To turn these passages into some discussion of Paul on our private faith, overthrows the meaning of the whole text. To take “faith” out of Paul’s context and apply it just to our own salvation, makes it mean something completely different to what Paul was speaking about. And to understand what Paul was saying in his letters, makes his teachings align exactly with Jesus’ teachings. They were both teaching about the faithfulness of neighbour love.

But we have also privatised the teachings of Jesus. Jesus taught that whoever believes in him, out of their belly shall flow rivers of life, which is the Spirit of God who fills our new hearts through faith. Jesus taught he is the bread of life. We have taken these as affirmations of a private faith for everyone who believes.

But the river of life and the bread of life are that which we share with one another, and this sharing makes all things new.

This was never meant to be understood in a non-community sense.
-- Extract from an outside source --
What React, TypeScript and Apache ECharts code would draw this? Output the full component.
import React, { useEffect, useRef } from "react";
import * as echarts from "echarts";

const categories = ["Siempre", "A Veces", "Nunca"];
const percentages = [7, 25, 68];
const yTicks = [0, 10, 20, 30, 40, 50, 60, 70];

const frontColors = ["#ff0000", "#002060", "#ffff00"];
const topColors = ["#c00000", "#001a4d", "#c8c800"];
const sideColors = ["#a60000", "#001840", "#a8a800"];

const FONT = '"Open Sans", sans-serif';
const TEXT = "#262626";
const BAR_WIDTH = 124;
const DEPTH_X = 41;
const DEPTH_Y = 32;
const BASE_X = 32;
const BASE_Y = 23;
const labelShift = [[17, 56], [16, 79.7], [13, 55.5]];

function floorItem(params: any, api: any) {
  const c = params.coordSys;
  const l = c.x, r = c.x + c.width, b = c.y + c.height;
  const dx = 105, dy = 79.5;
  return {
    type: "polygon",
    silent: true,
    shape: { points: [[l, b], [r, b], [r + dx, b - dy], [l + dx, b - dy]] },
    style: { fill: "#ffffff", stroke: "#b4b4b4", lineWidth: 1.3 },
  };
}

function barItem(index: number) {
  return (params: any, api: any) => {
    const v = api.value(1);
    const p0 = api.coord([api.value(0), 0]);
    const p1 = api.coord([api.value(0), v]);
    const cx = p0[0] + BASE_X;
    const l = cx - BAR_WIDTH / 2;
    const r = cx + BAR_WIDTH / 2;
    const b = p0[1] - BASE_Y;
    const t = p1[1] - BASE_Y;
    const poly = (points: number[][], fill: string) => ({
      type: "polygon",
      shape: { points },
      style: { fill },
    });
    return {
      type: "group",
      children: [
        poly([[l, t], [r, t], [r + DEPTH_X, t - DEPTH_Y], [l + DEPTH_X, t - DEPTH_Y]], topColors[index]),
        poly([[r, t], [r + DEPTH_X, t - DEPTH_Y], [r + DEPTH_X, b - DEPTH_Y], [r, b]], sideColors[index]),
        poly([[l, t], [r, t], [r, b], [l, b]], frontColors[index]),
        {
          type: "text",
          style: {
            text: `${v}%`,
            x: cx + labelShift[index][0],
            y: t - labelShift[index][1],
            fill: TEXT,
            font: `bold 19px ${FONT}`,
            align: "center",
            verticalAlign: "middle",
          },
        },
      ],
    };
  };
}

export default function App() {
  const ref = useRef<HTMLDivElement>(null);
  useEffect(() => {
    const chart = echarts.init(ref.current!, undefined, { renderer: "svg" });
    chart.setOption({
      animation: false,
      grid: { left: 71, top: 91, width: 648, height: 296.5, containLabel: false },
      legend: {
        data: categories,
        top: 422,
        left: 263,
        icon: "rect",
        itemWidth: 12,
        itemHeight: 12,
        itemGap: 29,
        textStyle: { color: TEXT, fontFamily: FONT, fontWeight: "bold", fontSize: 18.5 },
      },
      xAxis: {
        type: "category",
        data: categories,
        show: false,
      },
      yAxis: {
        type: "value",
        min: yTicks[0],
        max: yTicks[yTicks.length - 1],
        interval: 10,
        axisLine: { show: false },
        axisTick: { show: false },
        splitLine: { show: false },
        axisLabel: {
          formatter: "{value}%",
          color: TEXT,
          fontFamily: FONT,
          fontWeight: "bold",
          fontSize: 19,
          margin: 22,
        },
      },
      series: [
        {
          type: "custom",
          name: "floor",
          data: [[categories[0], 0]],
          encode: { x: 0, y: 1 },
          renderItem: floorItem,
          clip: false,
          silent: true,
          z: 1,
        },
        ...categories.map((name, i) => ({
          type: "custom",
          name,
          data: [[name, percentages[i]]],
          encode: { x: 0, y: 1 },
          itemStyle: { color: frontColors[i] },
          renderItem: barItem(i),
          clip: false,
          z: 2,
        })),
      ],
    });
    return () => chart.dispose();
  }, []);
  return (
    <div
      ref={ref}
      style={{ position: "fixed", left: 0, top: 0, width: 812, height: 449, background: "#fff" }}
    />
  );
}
It’s always the faith of faithfulness, which the Spirit of grace brings into our lives. If “the work of God is to believe on him whom God has sent,” then this belief brings us into a grace of rebuilding our communities that law could not do. (John 6:29)

If we have a privatised faith, then our faith isn’t much different to that of the Pharisees. It was their privatisation of the faith that was the number one critique of Jesus. If we have just changed the language a bit, moved a few commas, Christianised the wording, then nothing much has changed.